The poem uses the freedom of its free-verse structure to ensure that readers are led to the positive view of the leaking pipe. After opening with the dramatic couplet which sets the context in two single sentence lines, Dharker introduces a sense of wonder in the second stanza with the imperative “imagine” which allows the reader to summon up the mental image, assisted by the imagery of sound referred to earlier. In the third stanza, the listing and particularly the enjambment across the space to the fourth stanza help to increase this sense of wonder as the momentum of the poem is increased allowing it to gather speed and power towards the end.

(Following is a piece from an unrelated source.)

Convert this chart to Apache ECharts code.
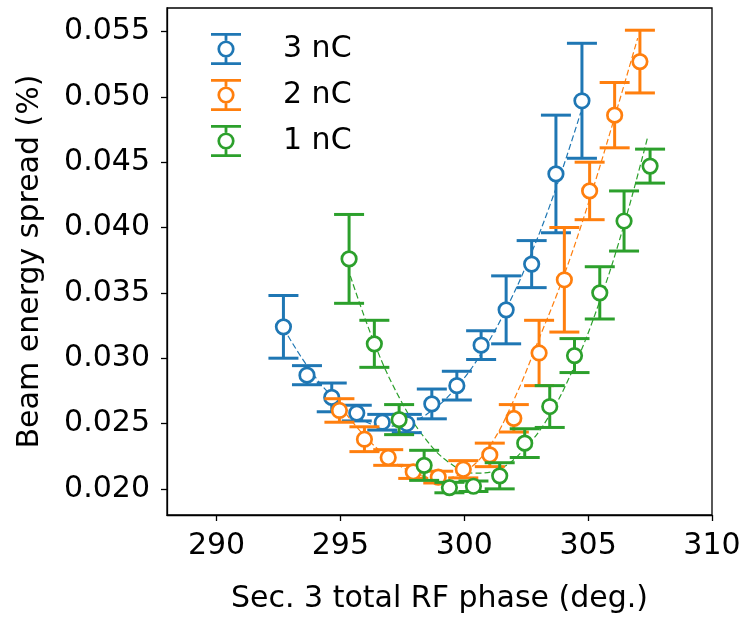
<!DOCTYPE html>
<html>
<head>
<meta charset="utf-8">
<script src="https://cdn.jsdelivr.net/npm/echarts@6/dist/echarts.min.js"></script>
<style>
html,body{margin:0;padding:0;background:#fff;}
#chart{width:748px;height:619px;}
</style>
</head>
<body>
<div id="chart"></div>
<script>
// ---- data ----
const seriesNames = ['3 nC', '2 nC', '1 nC'];
const colors = ['#1f77b4', '#ff7f0e', '#2ca02c'];

const blueX   = [292.7, 293.65, 294.65, 295.66, 296.69, 297.68, 298.69, 299.70, 300.68, 301.69, 302.72, 303.70, 304.75];
const blueY   = [0.0324, 0.0287, 0.0270, 0.0258, 0.0251, 0.0250, 0.0265, 0.0279, 0.0310, 0.0337, 0.0372, 0.0441, 0.0497];
const blueErr = [0.0024, 0.00073, 0.0011, 0.0006, 0.0006, 0.0007, 0.00114, 0.0011, 0.0011, 0.0026, 0.0018, 0.0045, 0.0044];

const orangeX   = [294.96, 295.97, 296.93, 297.94, 298.95, 299.96, 301.03, 302.0, 303.02, 304.04, 305.06, 306.07, 307.09];
const orangeY   = [0.0260, 0.0238, 0.0224, 0.0213, 0.0209, 0.0215, 0.0226, 0.0254, 0.0304, 0.0360, 0.0428, 0.0486, 0.0527];
const orangeErr = [0.0009, 0.00095, 0.0006, 0.0005, 0.00045, 0.00066, 0.0009, 0.00105, 0.0025, 0.0040, 0.0022, 0.0025, 0.0024];

const greenX   = [295.35, 296.37, 297.37, 298.38, 299.40, 300.37, 301.43, 302.44, 303.45, 304.45, 305.47, 306.45, 307.5];
const greenY   = [0.0376, 0.0311, 0.0253, 0.0218, 0.0201, 0.0202, 0.0210, 0.0235, 0.0263, 0.0302, 0.0350, 0.0405, 0.0447];
const greenErr = [0.0034, 0.0018, 0.00115, 0.00115, 0.0004, 0.0004, 0.0010, 0.0011, 0.0016, 0.0013, 0.0020, 0.0023, 0.0013];

// dashed fit curves
const blueFitX   = [292.7, 293.7, 294.7, 295.7, 296.7, 297.7, 298.7, 299.7, 300.7, 301.7, 302.7, 303.7, 304.7];
const blueFitY   = [0.0323, 0.0293, 0.0270, 0.0255, 0.0248, 0.0250, 0.0260, 0.0278, 0.0304, 0.0338, 0.0380, 0.0430, 0.0488];
const orangeFitX = [295, 296, 297, 298, 299, 300, 301, 302, 303, 304, 305, 306, 307];
const orangeFitY = [0.0263, 0.0240, 0.0223, 0.0212, 0.0208, 0.0213, 0.0232, 0.0268, 0.0314, 0.0362, 0.0418, 0.0480, 0.0545];
const greenFitX  = [295.4, 296.4, 297.4, 298.4, 299.4, 300.4, 301.4, 302.4, 303.4, 304.4, 305.4, 306.4, 307.4];
const greenFitY  = [0.0363, 0.0310, 0.0269, 0.0239, 0.0220, 0.0212, 0.0215, 0.0230, 0.0255, 0.0292, 0.0340, 0.0399, 0.0469];

const xTicks = [290, 295, 300, 305, 310];
const yTicks = [0.020, 0.025, 0.030, 0.035, 0.040, 0.045, 0.050, 0.055];

// ---- chart ----
const FONT = 'DejaVu Sans';
const FS = 30;
const groups = [
  {name: seriesNames[0], color: colors[0], x: blueX, y: blueY, e: blueErr, fx: blueFitX, fy: blueFitY},
  {name: seriesNames[1], color: colors[1], x: orangeX, y: orangeY, e: orangeErr, fx: orangeFitX, fy: orangeFitY},
  {name: seriesNames[2], color: colors[2], x: greenX, y: greenY, e: greenErr, fx: greenFitX, fy: greenFitY}
];

const CAP = 15, LW = 3;
function errRender(color) {
  return function (params, api) {
    const x = api.value(0), lo = api.value(1), hi = api.value(2);
    const pLo = api.coord([x, lo]);
    const pHi = api.coord([x, hi]);
    const st = {stroke: color, lineWidth: LW};
    return {
      type: 'group',
      children: [
        {type: 'line', shape: {x1: pLo[0], y1: pLo[1], x2: pHi[0], y2: pHi[1]}, style: st},
        {type: 'line', shape: {x1: pLo[0] - CAP, y1: pLo[1], x2: pLo[0] + CAP, y2: pLo[1]}, style: st},
        {type: 'line', shape: {x1: pHi[0] - CAP, y1: pHi[1], x2: pHi[0] + CAP, y2: pHi[1]}, style: st}
      ]
    };
  };
}

const series = [];
groups.forEach(function (g, i) {
  series.push({
    name: g.name + ' fit',
    type: 'line',
    data: g.fx.map(function (v, k) { return [v, g.fy[k]]; }),
    showSymbol: false,
    smooth: 0.4,
    lineStyle: {color: g.color, width: 1.2, type: [6, 3]},
    z: 5,
    silent: true
  });
});
groups.forEach(function (g, i) {
  series.push({
    name: g.name + ' err',
    type: 'custom',
    renderItem: errRender(g.color),
    encode: {x: 0, y: [1, 2]},
    data: g.x.map(function (v, k) { return [v, g.y[k] - g.e[k], g.y[k] + g.e[k]]; }),
    z: 10 + 2 * i,
    silent: true
  });
  series.push({
    name: g.name,
    type: 'scatter',
    data: g.x.map(function (v, k) { return [v, g.y[k]]; }),
    symbol: 'circle',
    symbolSize: 14.5,
    itemStyle: {color: '#ffffff', borderColor: g.color, borderWidth: 2.7, opacity: 1},
    z: 11 + 2 * i,
    silent: true
  });
});

// legend icon: errorbar glyph (caps, stems, hollow circle)
const iconPath = 'path://M0 0H30V2.8H0Z M0 29.2H30V32H0Z M13.6 2.8H16.4V7.5H13.6Z M13.6 24.5H16.4V29.2H13.6Z ' +
  'M6.4 16A8.6 8.6 0 1 0 23.6 16A8.6 8.6 0 1 0 6.4 16Z M9.1 16A5.9 5.9 0 1 1 20.9 16A5.9 5.9 0 1 1 9.1 16Z';

const option = {
  animation: false,
  backgroundColor: '#ffffff',
  textStyle: {fontFamily: FONT},
  grid: {left: 167, top: 8, right: 36, bottom: 100, show: true, borderColor: '#000', borderWidth: 1.3, backgroundColor: 'transparent'},
  legend: {
    left: 206, top: 28, orient: 'vertical',
    itemWidth: 30, itemHeight: 32, itemGap: 14,
    icon: iconPath,
    data: groups.map(function (g) {
      return {name: g.name, itemStyle: {color: g.color, borderWidth: 0}};
    }),
    textStyle: {fontFamily: FONT, fontSize: FS, color: '#000', padding: [0, 0, 0, 37]},
    selectedMode: false
  },
  xAxis: {
    type: 'value', min: 288, max: 310,
    name: 'Sec. 3 total RF phase (deg.)', nameLocation: 'middle', nameGap: 69,
    nameTextStyle: {fontFamily: FONT, fontSize: FS, color: '#000'},
    axisLine: {show: true, lineStyle: {color: '#000', width: 1.3}},
    axisTick: {show: true, inside: false, length: 6, lineStyle: {color: '#000', width: 1.3}, customValues: xTicks},
    axisLabel: {fontFamily: FONT, fontSize: FS, color: '#000', margin: 16, customValues: xTicks, formatter: function (v) { return String(v); }},
    splitLine: {show: false}
  },
  yAxis: {
    type: 'value', min: 0.0180, max: 0.0568,
    name: 'Beam energy spread (%)', nameLocation: 'middle', nameGap: 122, nameRotate: 90,
    nameTextStyle: {fontFamily: FONT, fontSize: FS, color: '#000'},
    axisLine: {show: true, lineStyle: {color: '#000', width: 1.3}},
    axisTick: {show: true, inside: false, length: 6, lineStyle: {color: '#000', width: 1.3}, customValues: yTicks},
    axisLabel: {fontFamily: FONT, fontSize: FS, color: '#000', margin: 17, customValues: yTicks, formatter: function (v) { return v.toFixed(3); }},
    splitLine: {show: false}
  },
  series: series
};

const chart = echarts.init(document.getElementById('chart'), null, {renderer: 'canvas'});
chart.setOption(option);
</script>
</body>
</html>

Dharker seems all too aware of the naivety of the villagers who worship at the poor workmanship of the “municipal pipeline”. However, in her telling of the event, it is the sense of wonder which is presented clearly to the reader. There is, however an important message concealed in the structure of the poem which is seen by reading the first and last lines as a couplet with no punctuation: The skin cracks like a pod/over their small bones. Using “small” to present a human dimension to the poem and presenting the harsh reality of the event in this way allows Dharker to show clearly that all the wonder created by the incident will do nothing to alleviate the underlying issues.
I hope that these are some use to my readers. They are not perfect and are not meant to be. I want you to be able to see how I have applied the framework of either structure to ensure that my writing has a purpose and a flow which is more effective than a linear reading of the poem. Feel free to send comments or to mark my writing!